En lui adjoignant Stefano Caselli pour le dessin, Marvel donne à Thompson les moyens de son ambition (plus que pour Mr. et Mrs. X avec le faiblard Oscar Bazaldua). L'italien traîne déjà depuis un moment chez l'éditeur pour qui il a collaboré à des séries exposées (notamment Secret Warriors et Avengers écrits toutes deux par Hickman). Mais son travail était souvent inégal, à cause d'une colorisation médiocre notamment (ou plus généralement à cause de la personnalité écrasante des scénaristes - pas facile d'exister avec Dan Slott, Brian Bendis, Jonathan Hickman).

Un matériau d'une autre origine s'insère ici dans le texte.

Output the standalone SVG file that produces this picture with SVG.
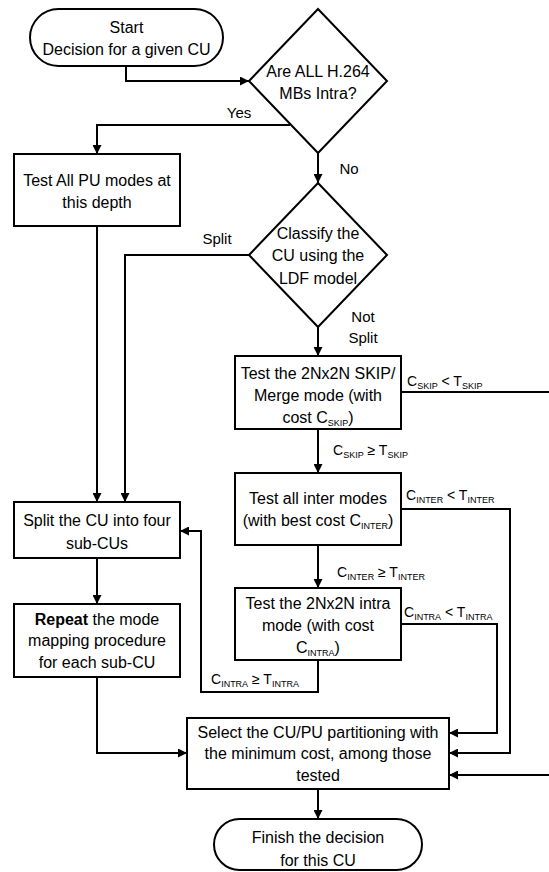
<svg xmlns="http://www.w3.org/2000/svg" width="549" height="872" viewBox="0 0 549 872">
<style>
.s{fill:#fff;stroke:#000;stroke-width:2}
.t{font-family:"Liberation Sans",Arial,sans-serif;font-size:16px;fill:#000;text-anchor:middle}
.l{font-family:"Liberation Sans",Arial,sans-serif;font-size:14px;fill:#000}
.y{font-size:15px}
.sb{font-size:9px}
.c{fill:none;stroke:#000;stroke-width:2}
</style>
<defs>
<marker id="a" viewBox="0 0 10 10" refX="10" refY="5" markerWidth="9" markerHeight="9" markerUnits="userSpaceOnUse" orient="auto">
<path d="M0,0 L10,5 L0,10 z" fill="#000"/>
</marker>
</defs>
<g id="connectors">
<path class="c" d="M126,66 V81 H249" marker-end="url(#a)"/>
<path class="c" d="M290,125 H97 V154" marker-end="url(#a)"/>
<path class="c" d="M318,153 V183" marker-end="url(#a)"/>
<path class="c" d="M249,255 H125 V502" marker-end="url(#a)"/>
<path class="c" d="M97,226 V502" marker-end="url(#a)"/>
<path class="c" d="M318,327 V356" marker-end="url(#a)"/>
<path class="c" d="M401,392 H551 V775 H449" marker-end="url(#a)"/>
<path class="c" d="M318,429 V473" marker-end="url(#a)"/>
<path class="c" d="M401,509 H510 V753 H449" marker-end="url(#a)"/>
<path class="c" d="M318,545 V588" marker-end="url(#a)"/>
<path class="c" d="M401,624 H497 V733 H449" marker-end="url(#a)"/>
<path class="c" d="M318,660 V692 H201 V531 H180" marker-end="url(#a)"/>
<path class="c" d="M97,558 V604" marker-end="url(#a)"/>
<path class="c" d="M97,677 V753 H187" marker-end="url(#a)"/>
<path class="c" d="M318,789 V819" marker-end="url(#a)"/>
<text class="l y" x="239" y="118" text-anchor="middle">Yes</text>
<text class="l y" x="349" y="174" text-anchor="middle">No</text>
<text class="l y" x="217" y="244" text-anchor="middle">Split</text>
<text class="l y" x="363" y="322" text-anchor="middle">Not</text>
<text class="l y" x="363" y="343" text-anchor="middle">Split</text>
<text class="l" x="407" y="386">C<tspan class="sb" dy="3">SKIP</tspan><tspan dy="-3"> &lt; T</tspan><tspan class="sb" dy="3">SKIP</tspan></text>
<text class="l" x="333" y="455">C<tspan class="sb" dy="3">SKIP</tspan><tspan dy="-3"> ≥  T</tspan><tspan class="sb" dy="3">SKIP</tspan></text>
<text class="l" x="406" y="500">C<tspan class="sb" dy="3">INTER</tspan><tspan dy="-3"> &lt;  T</tspan><tspan class="sb" dy="3">INTER</tspan></text>
<text class="l" x="337" y="577">C<tspan class="sb" dy="3">INTER</tspan><tspan dy="-3"> ≥  T</tspan><tspan class="sb" dy="3">INTER</tspan></text>
<text class="l" x="404" y="617">C<tspan class="sb" dy="3">INTRA</tspan><tspan dy="-3"> &lt;  T</tspan><tspan class="sb" dy="3">INTRA</tspan></text>
<text class="l" x="211" y="684">C<tspan class="sb" dy="3">INTRA</tspan><tspan dy="-3"> ≥  T</tspan><tspan class="sb" dy="3">INTRA</tspan></text>
</g>
<g id="start">
<rect class="s" x="30" y="9" width="193" height="57" rx="28.5"/>
<text class="t" x="126.5" y="33">Start</text>
<text class="t" x="126.5" y="55">Decision for a given CU</text>
</g>
<g id="d1">
<polygon class="s" points="318,9 387,81 318,153 249,81"/>
<text class="t" x="318" y="77">Are ALL H.264</text>
<text class="t" x="318" y="99">MBs Intra?</text>
</g>
<g id="testall">
<rect class="s" x="14" y="154" width="166" height="72"/>
<text class="t" x="97" y="186">Test All PU modes at</text>
<text class="t" x="97" y="208">this depth</text>
</g>
<g id="d2">
<polygon class="s" points="318,183 387,255 318,327 249,255"/>
<text class="t" x="318" y="239">Classify the</text>
<text class="t" x="318" y="261">CU using the</text>
<text class="t" x="318" y="284">LDF model</text>
</g>
<g id="skip">
<rect class="s" x="235" y="356" width="166" height="73"/>
<text class="t" x="318" y="379">Test the 2Nx2N SKIP/</text>
<text class="t" x="318" y="401">Merge mode (with</text>
<text class="t" x="318" y="423">cost C<tspan class="sb" dy="3">SKIP</tspan><tspan dy="-3">)</tspan></text>
</g>
<g id="inter">
<rect class="s" x="235" y="473" width="166" height="72"/>
<text class="t" x="318" y="504">Test all inter modes</text>
<text class="t" x="318" y="526">(with best cost C<tspan class="sb" dy="3">INTER</tspan><tspan dy="-3">)</tspan></text>
</g>
<g id="intra">
<rect class="s" x="235" y="588" width="166" height="72"/>
<text class="t" x="318" y="609">Test the 2Nx2N intra</text>
<text class="t" x="318" y="631">mode (with cost</text>
<text class="t" x="318" y="653">C<tspan class="sb" dy="3">INTRA</tspan><tspan dy="-3">)</tspan></text>
</g>
<g id="split">
<rect class="s" x="14" y="502" width="166" height="56"/>
<text class="t" x="97" y="526">Split the CU into four</text>
<text class="t" x="97" y="549">sub-CUs</text>
</g>
<g id="repeat">
<rect class="s" x="14" y="604" width="166" height="73"/>
<text class="t" x="97" y="625"><tspan font-weight="bold">Repeat</tspan> the mode</text>
<text class="t" x="97" y="646">mapping procedure</text>
<text class="t" x="97" y="668">for each sub-CU</text>
</g>
<g id="select">
<rect class="s" x="187" y="718" width="262" height="71"/>
<text class="t" x="318" y="738">Select the CU/PU partitioning with</text>
<text class="t" x="318" y="759">the minimum cost, among those</text>
<text class="t" x="318" y="781">tested</text>
</g>
<g id="finish">
<rect class="s" x="214" y="819" width="208" height="51" rx="25.5"/>
<text class="t" x="318" y="843">Finish the decision</text>
<text class="t" x="318" y="866">for this CU</text>
</g>
</svg>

Cette fois, les planètes sont alignées : Thompson est une vedette en devenir qui semble vraiment sur la même longueur d'ondes que l'artiste. Il a avec Triona Farrell une coloriste qui met superbement en valeur son trait. Et son dessin lui-même a franchi un palier remarquable. Caselli a assimilé le côté extravagant de l'histoire et a subtilement modifié son approche, en ayant un graphisme moins rond mais toujours aussi mobile.
Il est aussi à l'aise dans les scènes à grand spectacle, auxquelles il infuse une énergie bienvenue, que pour les passages reposant sur les dialogues, avec une grande variété dans les plans, les enchaînements, les compositions et les expressions. Chaque personnage a tout de suite une représentation bien définie, qu'il s'agisse du "vétéran" Clint Barton ou de l'ado Quentin Quire en passant par Kate Bishop et America Chavez ou l'improbable Gwenpool.
La fin de ce premier épisode jubilatoire réintroduit un personnage féminin certes bien changée mais issu du passé des Vengeurs de la Côte Ouest et une création bien décalée. Oui, vraiment, il faudrait être bien difficile pour ne pas être conquis par tout ça.